In Canada, that public debate never happened. The Bank of Canada and the CMHC -- the two principal institutions through which the Canadian bailout happened -- don’t need to go to Parliament to buy up mortgages from banks, or lend money to banks. And the government’s announcements about assistance to the banks were few and far between.

So Canada’s bailout “passed” with little fanfare, and especially compared to the doom and gloom at the time in the U.S., it seemed like Canada’s problems were mere hiccups, barely worth reporting. Hence the perception, built up over the following years, that Canada’s banks are infallible, and were the only banks in the Western world that somehow avoided the need for emergency government aid.

In fact, Canada’s banks are very much part of the global financial system, and they are in no way immune from crisis.

So when the CCPA says the Canadian bailout was “secret,” they’re being inflammatory, or maybe even misleading -- it wasn’t a secret. It was simply overlooked by the media in the midst of the economic chaos breaking out all over. And if that lack of media attention helped out the banks and the government during the crisis, all the better for them.

And that brings us to the CCPA’s side of things, and the assertion that Canada’s bank bailout amounted to $3,400 for every man, woman and child in the country.

That may have been the total amount in mortgage sales and emergency lending that the banks got, but let’s be absolutely clear about this: These were loans. Taxpayers are not on the hook for this money. And the bankers’ association says the loans ended up turning a $2.5 billion profit for the lenders (the Bank of Canada and the U.S. Federal Reserve).

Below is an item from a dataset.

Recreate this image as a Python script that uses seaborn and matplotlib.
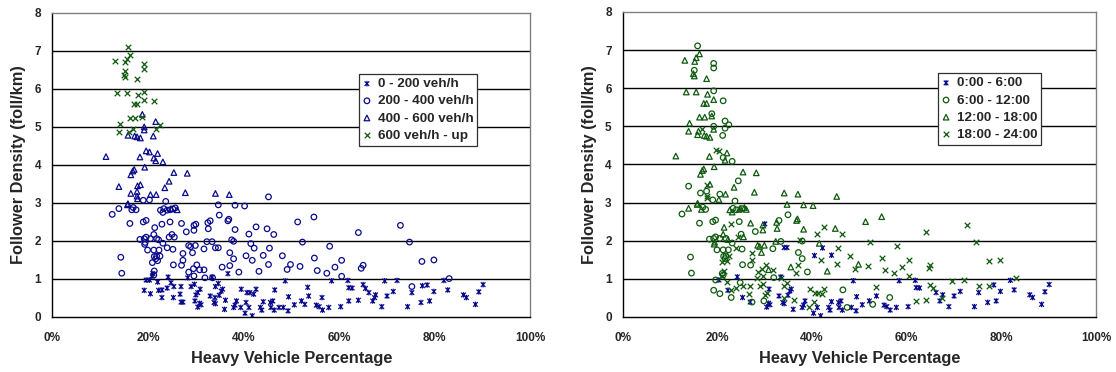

Similarly, the U.S. government claims that their bailout -- the TARP -- also turned a profit, but that’s a matter of some dispute.

Ultimately, Canada’s banks seem to insist on hanging on to their image of infallibility -- or at the very least, they insist we believe in that image.

But that belief is dangerous. Assuming your bank knows best is exactly how it has come to be that more than one million Americans are losing their homes to foreclosure each year.

Assuming your bank knows best is how the U.S. allowed itself to gut its regulatory practices to the point that the country’s entire financial system ran amuck on bad loans and bad bets, coming within a hair of total collapse.

Now, when Canada’s banks themselves begin to whisper that maybe tougher mortgage regulation may be needed, our finance minister declares no, he won’t do that, he trusts the banks to do it themselves.

Unlimited confidence in the infallibility of bankers is no substitute for a sober, responsible financial sector. We should learn the lesson that Canada’s banks needed bailing out, if for no other reason than to look with open eyes at our financial institutions, for the first time in years.